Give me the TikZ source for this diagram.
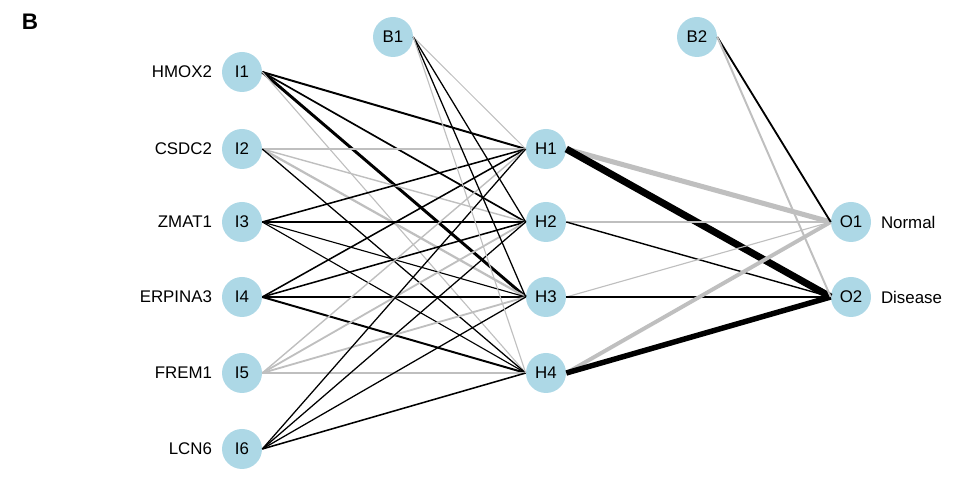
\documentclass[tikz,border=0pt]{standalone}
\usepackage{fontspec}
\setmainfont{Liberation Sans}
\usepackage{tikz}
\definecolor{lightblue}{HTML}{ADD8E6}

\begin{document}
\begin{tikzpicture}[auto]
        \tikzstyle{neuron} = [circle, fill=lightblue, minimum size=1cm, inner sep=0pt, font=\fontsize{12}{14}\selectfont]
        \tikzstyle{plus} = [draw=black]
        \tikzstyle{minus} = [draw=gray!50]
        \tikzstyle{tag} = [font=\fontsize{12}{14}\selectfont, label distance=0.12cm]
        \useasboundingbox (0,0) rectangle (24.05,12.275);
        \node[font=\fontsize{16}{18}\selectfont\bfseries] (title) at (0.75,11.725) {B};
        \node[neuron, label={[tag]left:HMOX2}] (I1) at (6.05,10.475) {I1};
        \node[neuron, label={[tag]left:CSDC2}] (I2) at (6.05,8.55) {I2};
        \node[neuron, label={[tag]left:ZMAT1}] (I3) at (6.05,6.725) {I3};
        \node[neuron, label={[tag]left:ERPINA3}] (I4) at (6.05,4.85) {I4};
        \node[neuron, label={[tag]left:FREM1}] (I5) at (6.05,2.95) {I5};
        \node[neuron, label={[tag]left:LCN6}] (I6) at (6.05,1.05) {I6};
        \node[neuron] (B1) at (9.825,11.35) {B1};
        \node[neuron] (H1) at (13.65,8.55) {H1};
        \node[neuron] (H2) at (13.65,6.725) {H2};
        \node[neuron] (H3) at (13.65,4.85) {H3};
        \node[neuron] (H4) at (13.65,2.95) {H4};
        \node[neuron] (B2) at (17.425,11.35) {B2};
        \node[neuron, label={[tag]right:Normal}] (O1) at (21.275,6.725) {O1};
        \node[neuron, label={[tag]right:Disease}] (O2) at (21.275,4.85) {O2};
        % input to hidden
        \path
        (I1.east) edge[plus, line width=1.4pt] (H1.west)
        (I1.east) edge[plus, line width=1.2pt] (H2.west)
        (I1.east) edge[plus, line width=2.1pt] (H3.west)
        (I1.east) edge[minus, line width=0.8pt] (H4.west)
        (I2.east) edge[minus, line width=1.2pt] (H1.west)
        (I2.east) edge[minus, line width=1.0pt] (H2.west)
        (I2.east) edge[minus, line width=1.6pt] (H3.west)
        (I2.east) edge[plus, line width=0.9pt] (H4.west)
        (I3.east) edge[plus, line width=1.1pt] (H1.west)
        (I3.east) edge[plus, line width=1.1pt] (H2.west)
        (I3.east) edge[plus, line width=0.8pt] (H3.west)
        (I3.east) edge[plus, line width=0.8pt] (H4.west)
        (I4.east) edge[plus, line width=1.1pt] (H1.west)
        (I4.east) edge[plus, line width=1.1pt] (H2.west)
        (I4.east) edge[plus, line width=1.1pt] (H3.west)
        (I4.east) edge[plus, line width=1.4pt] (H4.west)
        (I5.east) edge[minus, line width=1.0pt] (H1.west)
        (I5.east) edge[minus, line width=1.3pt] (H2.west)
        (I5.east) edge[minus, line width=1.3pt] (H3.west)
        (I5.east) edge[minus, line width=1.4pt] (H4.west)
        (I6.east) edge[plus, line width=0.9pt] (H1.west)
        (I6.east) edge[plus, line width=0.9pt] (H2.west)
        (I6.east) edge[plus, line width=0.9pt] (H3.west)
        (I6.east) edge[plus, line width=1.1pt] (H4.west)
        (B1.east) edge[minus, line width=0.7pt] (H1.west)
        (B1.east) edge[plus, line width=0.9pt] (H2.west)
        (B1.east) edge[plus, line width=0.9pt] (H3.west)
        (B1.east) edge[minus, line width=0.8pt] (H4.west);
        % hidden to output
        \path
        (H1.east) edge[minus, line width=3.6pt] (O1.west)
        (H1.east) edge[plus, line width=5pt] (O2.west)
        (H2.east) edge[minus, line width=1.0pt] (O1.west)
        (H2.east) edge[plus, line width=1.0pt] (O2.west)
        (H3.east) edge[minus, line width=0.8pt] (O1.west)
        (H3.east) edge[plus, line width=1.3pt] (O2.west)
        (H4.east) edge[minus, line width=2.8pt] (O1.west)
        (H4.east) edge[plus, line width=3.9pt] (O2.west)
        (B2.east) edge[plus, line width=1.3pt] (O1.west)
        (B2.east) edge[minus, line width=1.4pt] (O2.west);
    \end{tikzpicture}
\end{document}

Task prompt
Omit the pictures, and quote the material above exactly as given.

Result
Give me the TikZ source for this diagram.
\documentclass[tikz,border=0pt]{standalone}
\usepackage{fontspec}
\setmainfont{Liberation Sans}
\usepackage{tikz}
\definecolor{lightblue}{HTML}{ADD8E6}

\begin{document}
\begin{tikzpicture}[auto]
        \tikzstyle{neuron} = [circle, fill=lightblue, minimum size=1cm, inner sep=0pt, font=\fontsize{12}{14}\selectfont]
        \tikzstyle{plus} = [draw=black]
        \tikzstyle{minus} = [draw=gray!50]
        \tikzstyle{tag} = [font=\fontsize{12}{14}\selectfont, label distance=0.12cm]
        \useasboundingbox (0,0) rectangle (24.05,12.275);
        \node[font=\fontsize{16}{18}\selectfont\bfseries] (title) at (0.75,11.725) {B};
        \node[neuron, label={[tag]left:HMOX2}] (I1) at (6.05,10.475) {I1};
        \node[neuron, label={[tag]left:CSDC2}] (I2) at (6.05,8.55) {I2};
        \node[neuron, label={[tag]left:ZMAT1}] (I3) at (6.05,6.725) {I3};
        \node[neuron, label={[tag]left:ERPINA3}] (I4) at (6.05,4.85) {I4};
        \node[neuron, label={[tag]left:FREM1}] (I5) at (6.05,2.95) {I5};
        \node[neuron, label={[tag]left:LCN6}] (I6) at (6.05,1.05) {I6};
        \node[neuron] (B1) at (9.825,11.35) {B1};
        \node[neuron] (H1) at (13.65,8.55) {H1};
        \node[neuron] (H2) at (13.65,6.725) {H2};
        \node[neuron] (H3) at (13.65,4.85) {H3};
        \node[neuron] (H4) at (13.65,2.95) {H4};
        \node[neuron] (B2) at (17.425,11.35) {B2};
        \node[neuron, label={[tag]right:Normal}] (O1) at (21.275,6.725) {O1};
        \node[neuron, label={[tag]right:Disease}] (O2) at (21.275,4.85) {O2};
        % input to hidden
        \path
        (I1.east) edge[plus, line width=1.4pt] (H1.west)
        (I1.east) edge[plus, line width=1.2pt] (H2.west)
        (I1.east) edge[plus, line width=2.1pt] (H3.west)
        (I1.east) edge[minus, line width=0.8pt] (H4.west)
        (I2.east) edge[minus, line width=1.2pt] (H1.west)
        (I2.east) edge[minus, line width=1.0pt] (H2.west)
        (I2.east) edge[minus, line width=1.6pt] (H3.west)
        (I2.east) edge[plus, line width=0.9pt] (H4.west)
        (I3.east) edge[plus, line width=1.1pt] (H1.west)
        (I3.east) edge[plus, line width=1.1pt] (H2.west)
        (I3.east) edge[plus, line width=0.8pt] (H3.west)
        (I3.east) edge[plus, line width=0.8pt] (H4.west)
        (I4.east) edge[plus, line width=1.1pt] (H1.west)
        (I4.east) edge[plus, line width=1.1pt] (H2.west)
        (I4.east) edge[plus, line width=1.1pt] (H3.west)
        (I4.east) edge[plus, line width=1.4pt] (H4.west)
        (I5.east) edge[minus, line width=1.0pt] (H1.west)
        (I5.east) edge[minus, line width=1.3pt] (H2.west)
        (I5.east) edge[minus, line width=1.3pt] (H3.west)
        (I5.east) edge[minus, line width=1.4pt] (H4.west)
        (I6.east) edge[plus, line width=0.9pt] (H1.west)
        (I6.east) edge[plus, line width=0.9pt] (H2.west)
        (I6.east) edge[plus, line width=0.9pt] (H3.west)
        (I6.east) edge[plus, line width=1.1pt] (H4.west)
        (B1.east) edge[minus, line width=0.7pt] (H1.west)
        (B1.east) edge[plus, line width=0.9pt] (H2.west)
        (B1.east) edge[plus, line width=0.9pt] (H3.west)
        (B1.east) edge[minus, line width=0.8pt] (H4.west);
        % hidden to output
        \path
        (H1.east) edge[minus, line width=3.6pt] (O1.west)
        (H1.east) edge[plus, line width=5pt] (O2.west)
        (H2.east) edge[minus, line width=1.0pt] (O1.west)
        (H2.east) edge[plus, line width=1.0pt] (O2.west)
        (H3.east) edge[minus, line width=0.8pt] (O1.west)
        (H3.east) edge[plus, line width=1.3pt] (O2.west)
        (H4.east) edge[minus, line width=2.8pt] (O1.west)
        (H4.east) edge[plus, line width=3.9pt] (O2.west)
        (B2.east) edge[plus, line width=1.3pt] (O1.west)
        (B2.east) edge[minus, line width=1.4pt] (O2.west);
    \end{tikzpicture}
\end{document}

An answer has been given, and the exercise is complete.